A team of researchers is ready to give you the inside story on some serious gossip. But if you're hoping to hear the latest on the royals or the Kardashians, you may be disappointed.

“There is a surprising dearth of information about who gossips and how, given public interest and opinion on the subject,” researcher, Megan Robbins, said in a statement. She and her University of California, Riverside, colleague, Alexander Karan, set out to remedy that in five related experiments. Their findings should help break down some common myths about gossip, which, at its simplest, is defined as people talking about others who aren't with them at the moment. Famous people are one option, but as the study showed, this doesn't happen as much as you might think.

The idea that people with less money and less education spend more time gossiping than their wealthier, better educated counterparts wasn't borne out by the study.

The conversations of over 450 people were sampled throughout the day in all five experiments using listening devices participants wore. These samples were then analyzed for gossip content and the comments were categorized as positive, negative or neutral and whether they were about a celebrity or acquaintance. The people in the study ranged from 18 to 58. About 14 percent of the recorded material ended up being classified as gossip. Most gossip is overwhelmingly about people's acquaintances. This was heard about nine times as often as gossip about a celebrity. Eat your hearts out, glitterati.
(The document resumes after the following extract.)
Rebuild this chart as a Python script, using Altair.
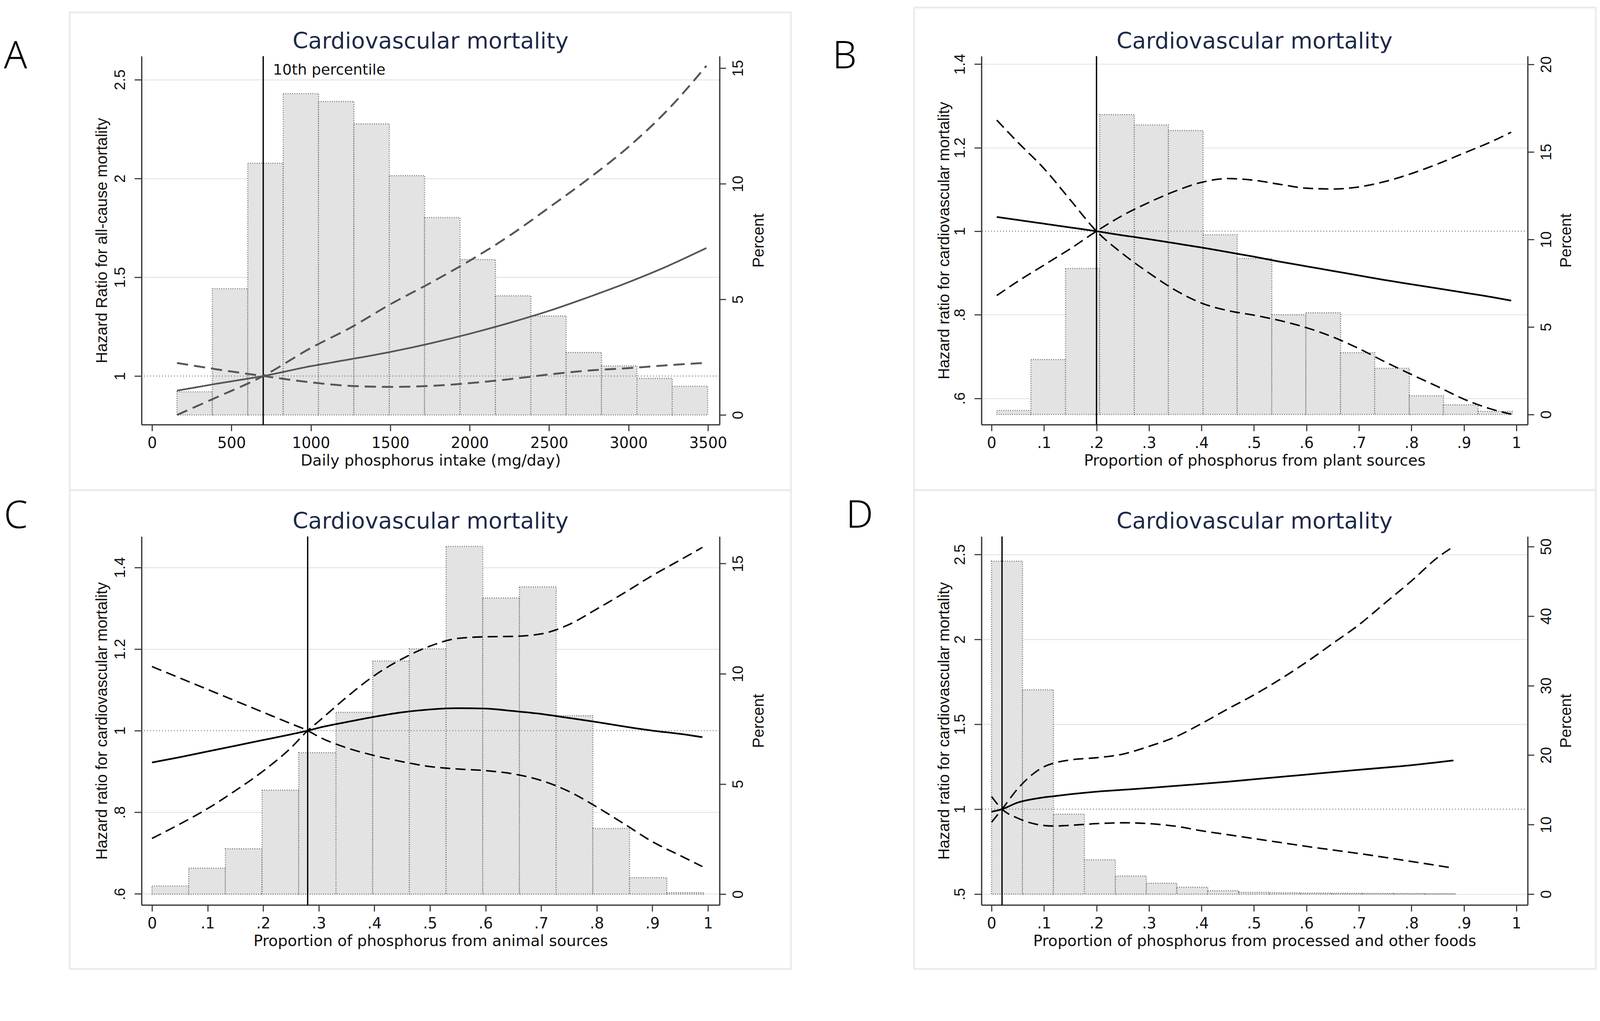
import altair as alt
import pandas as pd

# ---------------- data ----------------
# Panel A: daily phosphorus intake (mg/day)
A_X = [157, 400, 700, 1000, 1250, 1500, 1750, 2000, 2250, 2500, 2750, 3000, 3250, 3490]
A_EST = [0.926, 0.96, 1.0, 1.05, 1.085, 1.122, 1.165, 1.214, 1.269, 1.33, 1.40, 1.475, 1.558, 1.648]
A_HI = [0.803, 0.89, 1.0, 1.142, 1.245, 1.363, 1.47, 1.584, 1.71, 1.853, 2.0, 2.16, 2.35, 2.57]
A_LO = [1.066, 1.035, 1.0, 0.968, 0.95, 0.945, 0.95, 0.964, 0.984, 1.008, 1.028, 1.04, 1.055, 1.067]
A_EDGES = [157, 380, 603, 826, 1048, 1271, 1494, 1716, 1939, 2162, 2385, 2607, 2830, 3053, 3275, 3498]
A_PCT = [1.0, 5.46, 10.89, 13.9, 13.56, 12.59, 10.35, 8.54, 6.72, 5.15, 4.28, 2.70, 2.12, 1.58, 1.24]
A_REF = 700

# Panel B: proportion from plant sources
B_X = [0.01, 0.05, 0.1, 0.15, 0.2, 0.25, 0.3, 0.35, 0.4, 0.45, 0.5, 0.55, 0.6, 0.65, 0.7, 0.75, 0.8, 0.85, 0.9, 0.95, 0.99]
B_EST = [1.034, 1.027, 1.018, 1.009, 1.0, 0.99, 0.981, 0.971, 0.961, 0.95, 0.939, 0.927, 0.916, 0.905, 0.894, 0.883, 0.873, 0.863, 0.853, 0.843, 0.834]
B_HI = [0.846, 0.88, 0.919, 0.958, 1.0, 1.038, 1.069, 1.096, 1.117, 1.126, 1.122, 1.112, 1.103, 1.101, 1.106, 1.119, 1.138, 1.161, 1.187, 1.213, 1.237]
B_LO = [1.266, 1.213, 1.15, 1.075, 1.0, 0.946, 0.9, 0.859, 0.828, 0.81, 0.799, 0.786, 0.769, 0.747, 0.719, 0.687, 0.657, 0.628, 0.598, 0.575, 0.562]
B_EDGES = [0.010, 0.075, 0.141, 0.206, 0.272, 0.337, 0.403, 0.468, 0.534, 0.599, 0.665, 0.730, 0.796, 0.861, 0.927, 0.992]
B_PCT = [0.23, 3.14, 8.34, 17.13, 16.54, 16.22, 10.27, 8.91, 5.70, 5.81, 3.53, 2.64, 1.07, 0.55, 0.18]
B_REF = 0.2

# Panel C: proportion from animal sources
C_X = [0.0, 0.05, 0.1, 0.15, 0.2, 0.25, 0.28, 0.3, 0.35, 0.4, 0.45, 0.5, 0.55, 0.6, 0.65, 0.7, 0.75, 0.8, 0.85, 0.9, 0.95, 0.99]
C_EST = [0.922, 0.935, 0.949, 0.963, 0.977, 0.991, 1.0, 1.007, 1.021, 1.034, 1.045, 1.052, 1.055, 1.054, 1.048, 1.041, 1.031, 1.021, 1.01, 1.0, 0.992, 0.984]
C_HI = [0.736, 0.771, 0.809, 0.853, 0.901, 0.958, 1.0, 1.023, 1.082, 1.135, 1.176, 1.207, 1.226, 1.23, 1.231, 1.237, 1.26, 1.298, 1.338, 1.38, 1.418, 1.449]
C_LO = [1.157, 1.129, 1.101, 1.073, 1.045, 1.017, 1.0, 0.985, 0.958, 0.939, 0.924, 0.912, 0.906, 0.902, 0.894, 0.878, 0.851, 0.813, 0.771, 0.728, 0.694, 0.667]
C_EDGES = [0.0, 0.066, 0.132, 0.198, 0.264, 0.331, 0.397, 0.463, 0.529, 0.595, 0.661, 0.727, 0.793, 0.859, 0.926, 0.992]
C_PCT = [0.37, 1.18, 2.06, 4.72, 6.42, 8.25, 10.58, 11.13, 15.78, 13.44, 13.94, 8.10, 2.98, 0.75, 0.07]
C_REF = 0.28

# Panel D: proportion from processed and other foods
D_X = [0.0, 0.02, 0.05, 0.08, 0.1, 0.12, 0.15, 0.2, 0.25, 0.3, 0.35, 0.4, 0.45, 0.5, 0.55, 0.6, 0.65, 0.7, 0.75, 0.8, 0.85, 0.88]
D_EST = [0.985, 1.0, 1.039, 1.06, 1.07, 1.077, 1.088, 1.103, 1.114, 1.125, 1.137, 1.149, 1.162, 1.176, 1.19, 1.204, 1.218, 1.232, 1.245, 1.259, 1.276, 1.287]
D_HI = [0.923, 1.0, 1.121, 1.21, 1.25, 1.272, 1.29, 1.303, 1.324, 1.37, 1.425, 1.504, 1.59, 1.673, 1.765, 1.866, 1.976, 2.086, 2.215, 2.344, 2.482, 2.546]
D_LO = [1.075, 1.0, 0.947, 0.915, 0.904, 0.901, 0.905, 0.915, 0.92, 0.915, 0.9, 0.873, 0.85, 0.827, 0.804, 0.781, 0.76, 0.739, 0.716, 0.692, 0.668, 0.653]
D_EDGES = [0.0, 0.059, 0.118, 0.177, 0.236, 0.295, 0.353, 0.412, 0.471, 0.530, 0.589, 0.648, 0.707, 0.766, 0.825, 0.884]
D_PCT = [47.9, 29.4, 11.5, 4.94, 2.61, 1.57, 0.99, 0.49, 0.27, 0.2, 0.15, 0.12, 0.1, 0.08, 0.06]
D_REF = 0.02

PROP_TICKS = [0, 0.1, 0.2, 0.3, 0.4, 0.5, 0.6, 0.7, 0.8, 0.9, 1]
TITLE = "Cardiovascular mortality"

LABEL_EXPR = ("indexof(format(datum.value, '~g'), '0.') === 0 ? "
              "substring(format(datum.value, '~g'), 1) : format(datum.value, '~g')")

HFONT = "DejaVu Sans"
VFONT = "Liberation Sans"
INK = "#111111"
AXC = "#3a3a3a"


def line_df(xs, est, hi, lo):
    rows = []
    for k, vals in (("est", est), ("hi", hi), ("lo", lo)):
        for x, v in zip(xs, vals):
            rows.append({"x": x, "hr": v, "kind": k})
    return pd.DataFrame(rows)


def panel(p):
    W, H = p["W"], p["H"]
    one = pd.DataFrame({"a": [0]})
    xs = alt.Scale(domain=p["xdom"], nice=False, zero=False)
    hs = alt.Scale(domain=p["hdom"], nice=False, zero=False)
    ps = alt.Scale(domain=p["pdom"], nice=False, zero=False)

    xaxis = alt.Axis(
        values=p["xticks"], labelExpr=LABEL_EXPR, title=p["xtitle"], orient="bottom",
        grid=False, tickSize=17, tickWidth=3, tickColor=AXC, domainColor=AXC, domainWidth=3.5,
        labelFont=HFONT, labelFontSize=40, labelColor=INK, labelBaseline="alphabetic",
        labelPadding=45, labelAngle=0, labelFlush=False, labelOverlap=False,
        titleFont=HFONT, titleFontSize=41, titleFontWeight="normal", titleColor=INK,
        titleX=W / 2, titleY=109, titleAlign="center", titleBaseline="alphabetic", titleAngle=0,
    )
    laxis = alt.Axis(
        values=p["hticks"], labelExpr=LABEL_EXPR, title=p["ytitle"], orient="left",
        grid=True, gridColor="#e4e4e4", gridWidth=2.5,
        gridOpacity={"condition": {"test": "datum.value == 1", "value": 0}, "value": 1},
        tickSize=19, tickWidth=3, tickColor=AXC, domainColor=AXC, domainWidth=3.5,
        labelFont=VFONT, labelFontSize=40, labelColor=INK, labelAngle=270,
        labelAlign="center", labelBaseline="alphabetic", labelPadding=26,
        labelFlush=False, labelOverlap=False,
        titleFont=VFONT, titleFontSize=42, titleFontWeight="normal", titleColor=INK,
        titleAngle=270, titleX=p["ytx"], titleY=H / 2, titleAlign="center",
        titleBaseline="alphabetic",
    )
    raxis = alt.Axis(
        values=p["pticks"], labelExpr=LABEL_EXPR, title="Percent", orient="right",
        grid=False, tickSize=17, tickWidth=3, tickColor=AXC, domainColor=AXC, domainWidth=3.5,
        labelFont=VFONT, labelFontSize=40, labelColor=INK, labelAngle=270,
        labelAlign="center", labelBaseline="top", labelPadding=13,
        labelFlush=False, labelOverlap=False,
        titleFont=VFONT, titleFontSize=42, titleFontWeight="normal", titleColor=INK,
        titleAngle=270, titleX=p["ptx"], titleY=H / 2, titleAlign="center", titleBaseline="top",
    )

    cx0, cy0, cx1, cy1 = p["card"]
    card = alt.Chart(one).mark_rect(fillOpacity=0, stroke="#eaecec", strokeWidth=5).encode(
        x=alt.value(cx0), x2=alt.value(cx1), y=alt.value(cy0), y2=alt.value(cy1))
    letter = alt.Chart(one).mark_text(
        text=p["letter"], font="Noto Sans", fontSize=102, fontWeight=300, color="#000000",
        align="left", baseline="alphabetic").encode(
        x=alt.value(p["lpos"][0]), y=alt.value(p["lpos"][1]))
    title = alt.Chart(one).mark_text(
        text=TITLE, font=HFONT, fontSize=60, color="#1e2a48",
        align="center", baseline="alphabetic").encode(
        x=alt.value(W / 2), y=alt.value(-21))

    edges = p["edges"]
    bars_df = pd.DataFrame({"x0": edges[:-1], "x1": edges[1:], "pct": p["pct"]})
    bars = alt.Chart(bars_df).mark_rect(
        fill="#e3e3e3", stroke="#6a6a6a", strokeDash=[2, 4], strokeWidth=3).encode(
        x=alt.X("x0:Q", scale=xs, axis=xaxis),
        x2="x1:Q",
        y=alt.Y("pct:Q", scale=ps, axis=raxis),
        y2=alt.datum(0),
    )

    ldf = line_df(p["lx"], p["est"], p["hi"], p["lo"])
    ref_df = pd.DataFrame({"hr": [1.0]})
    v_df = pd.DataFrame({"x": [p["ref"]]})
    col = p["lcolor"]

    hline = alt.Chart(ref_df).mark_rule(color="#7a7a7a", strokeDash=[2, 6], strokeWidth=3).encode(
        y=alt.Y("hr:Q", scale=hs, axis=laxis))
    vline = alt.Chart(v_df).mark_rule(color="#000000", strokeWidth=3.5).encode(
        x=alt.X("x:Q", scale=xs, axis=xaxis))
    est = alt.Chart(ldf).transform_filter("datum.kind == 'est'").mark_line(
        color=col, strokeWidth=p["ew"], interpolate="monotone").encode(
        x=alt.X("x:Q", scale=xs, axis=xaxis), y=alt.Y("hr:Q", scale=hs, axis=laxis))
    ci = alt.Chart(ldf).transform_filter("datum.kind != 'est'").mark_line(
        color=col, strokeWidth=p["cw"], strokeDash=p["dash"], interpolate="monotone").encode(
        x=alt.X("x:Q", scale=xs, axis=xaxis), y=alt.Y("hr:Q", scale=hs, axis=laxis),
        detail="kind:N")
    layers_hr = [hline, vline, est, ci]
    if p.get("note"):
        note = alt.Chart(v_df).mark_text(
            text=p["note"], font=HFONT, fontSize=39.5, color=INK, align="left",
            baseline="alphabetic", dx=26).encode(
            x=alt.X("x:Q", scale=xs, axis=xaxis), y=alt.value(49))
        layers_hr.append(note)
    hr_layer = alt.layer(*layers_hr)

    deco = [card, letter, title]
    if p.get("anchor"):
        ax, ay = p["anchor"]
        anchor = alt.Chart(one).mark_rect(fill="#ffffff", opacity=0).encode(
            x=alt.value(ax), x2=alt.value(ax + 1), y=alt.value(ay), y2=alt.value(ay + 1))
        deco.append(anchor)

    return alt.layer(*deco, bars, hr_layer).resolve_scale(y="independent").properties(
        width=W, height=H)


PANELS = [
    dict(letter="A", W=1545, H=985, xdom=[-66, 3573], hdom=[0.754, 2.619], pdom=[-0.42, 15.52],
         xticks=[0, 500, 1000, 1500, 2000, 2500, 3000, 3500], hticks=[1, 1.5, 2, 2.5],
         pticks=[0, 5, 10, 15], xtitle="Daily phosphorus intake (mg/day)",
         ytitle="Hazard Ratio for all-cause mortality", ytx=-93, ptx=84,
         lx=A_X, est=A_EST, hi=A_HI, lo=A_LO, edges=A_EDGES, pct=A_PCT, ref=A_REF,
         lcolor="#555555", ew=4.5, cw=5, dash=[30, 16], note="10th percentile",
         card=(-192, -117, 1736, 1160), lpos=(-368, 33), anchor=(-370, -300)),
    dict(letter="B", W=1460, H=985, xdom=[-0.0192, 1.0214], hdom=[0.537, 1.419], pdom=[-0.58, 20.47],
         xticks=PROP_TICKS, hticks=[0.6, 0.8, 1, 1.2, 1.4], pticks=[0, 5, 10, 15, 20],
         xtitle="Proportion of phosphorus from plant sources",
         ytitle="Hazard ratio for cardiovascular mortality", ytx=-87, ptx=83,
         lx=B_X, est=B_EST, hi=B_HI, lo=B_LO, edges=B_EDGES, pct=B_PCT, ref=B_REF,
         lcolor="#000000", ew=4.5, cw=4, dash=[27, 14],
         card=(-180, -130, 1642, 1160), lpos=(-398, 33)),
    dict(letter="C", W=1545, H=985, xdom=[-0.0188, 1.0209], hdom=[0.5729, 1.4757], pdom=[-0.49, 16.23],
         xticks=PROP_TICKS, hticks=[0.6, 0.8, 1, 1.2, 1.4], pticks=[0, 5, 10, 15],
         xtitle="Proportion of phosphorus from animal sources",
         ytitle="Hazard ratio for cardiovascular mortality", ytx=-93, ptx=84,
         lx=C_X, est=C_EST, hi=C_HI, lo=C_LO, edges=C_EDGES, pct=C_PCT, ref=C_REF,
         lcolor="#000000", ew=4.5, cw=4, dash=[27, 14],
         card=(-192, -124, 1736, 1156), lpos=(-368, -23)),
    dict(letter="D", W=1460, H=985, xdom=[-0.0192, 1.0214], hdom=[0.4361, 2.6057], pdom=[-1.56, 51.45],
         xticks=PROP_TICKS, hticks=[0.5, 1, 1.5, 2, 2.5], pticks=[0, 10, 20, 30, 40, 50],
         xtitle="Proportion of phosphorus from processed and other foods",
         ytitle="Hazard ratio for cardiovascular mortality", ytx=-87, ptx=83,
         lx=D_X, est=D_EST, hi=D_HI, lo=D_LO, edges=D_EDGES, pct=D_PCT, ref=D_REF,
         lcolor="#000000", ew=4.5, cw=4, dash=[27, 14],
         card=(-180, -124, 1642, 1156), lpos=(-362, -24)),
]

charts = [panel(p) for p in PANELS]
chart = alt.concat(*charts, columns=2, spacing={"row": 299, "column": 700}, bounds="flush").properties(
    padding={"top": -214, "left": 0, "right": 0, "bottom": 0},
    background="#ffffff").configure_view(strokeWidth=0)

chart.save("out.html", embed_options={"renderer": "svg", "actions": False})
Women did gossip more than men, but it was mostly neutral, information-sharing gossip, not Mean Girls gossip. Younger people were most likely to be guilty of negative gossip than older people. Perhaps this is because older people have gotten it out of their systems or have seen how negative gossip has a way of coming back to haunt them — the study did not investigate the reasons for this difference among age groups.

But the bottom line, the researchers found, is that everybody gossips. The idea that people with less money and less education spend more time gossiping than their wealthier, better educated counterparts wasn't borne out by the study. Extroverts tended to gossip the most. Money didn't matter.

There also wasn't all that much negative gossip. About three-fourths was neutral. You could consider it socializing. So if you find out someone's been talking about you, don't automatically assume the worst. You probably shouldn't expect praise, though — negative gossip was considerably more common than positive — 604 instances to 376.

The study appears in Social Psychological and Personality Science.